By Terence O’Brien
The horrific condo collapse in Surfside, Florida, leading to 98 deaths, should make us pause and reflect on the safety of our buildings and infrastructure. This tragedy sparked responses by policymakers urging more regulation by way of stricter building codes and stronger oversight including more frequent inspections.
Buildings and infrastructure have failed many times over the last 15 years around the country. But let’s hope that Surfside was an anomaly and not the beginning of a disturbing and regular trend.

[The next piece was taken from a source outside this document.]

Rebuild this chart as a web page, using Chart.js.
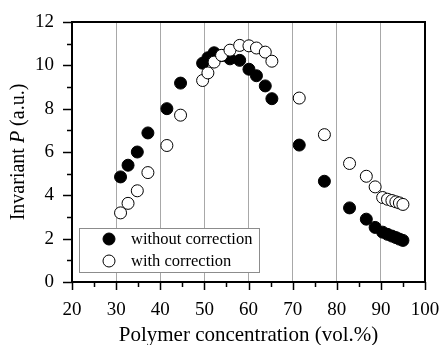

New York City has a strict—some say burdensome—Construction Code. But NYC arguably has the strongest codes with the specific goal to enhance safety; therefore, most of the burdensome requirements are justified. Much of the Construction Code focuses on the design and construction phases, not necessarily maintenance of existing buildings which have been around for 20+ years.
City electeds and the NYC Department of Buildings, as well as industry professionals, should be commended for all the work done on these comprehensive—and leading—NEW building construction codes.
With that said, policymakers have a tendency to react to a problem in the aftermath of tragedy rather than foresee an issue and implement proactive measures. For example, the NYC Council passed gas safety laws following two deadly gas explosions in East Harlem and East Village (image top) in 2014 and 2015 respectively.
However, there are still some gaps in our Construction Code for the one million+ buildings in NYC.
New York’s policymakers may not be unique in their response to tragedies, but NYC is unique in other ways, so why aren’t we engaging in more preventative measures rather than being on the defensive? Many industry associations warn policymakers about potential building integrity and construction safety concerns based on unclear Codes or the lack of regulation, or sometimes due to the absence of enforcement (which may be based on manpower or budget constraints).
Many times, these associations only find themselves getting through to policymakers after something tragic has happened. Organizations like the Plumbing Foundation of NYC would rather see our trusted elected officials and regulators taking necessary steps ahead of tragedy to prevent death and injury.
Proactive action by policymakers includes strengthening and enforcing gas safety laws, like amending Local Law 152/2016 which requires inspections of building gas piping, to make it clear that the point of entry and commercial tenant spaces must be in the scope of the inspection. Additional relevant policy includes, regulating modular construction so that it is held to the same safety standards as stick-built construction, increasing fines for not installing mandatory back flow devices, or mandating testing of potable water to prevent Legionella. Policymakers are in the position to do these things BEFORE tragedy erupts.
The lives lost in the Surfside collapse, above all else, are no doubt the worst-case scenario when the integrity of a building’s structure is compromised. Yes, let policymakers and experts work together to determine how to improve the built environment to prevent future occurrences, but more must be done proactively, especially when we know the consequences.
Terence O’Brien is the Executive Vice President of the Association of Contracting Plumbers of the City of New York, Inc. and Senior Director of the Plumbing Foundation City of New York, Inc.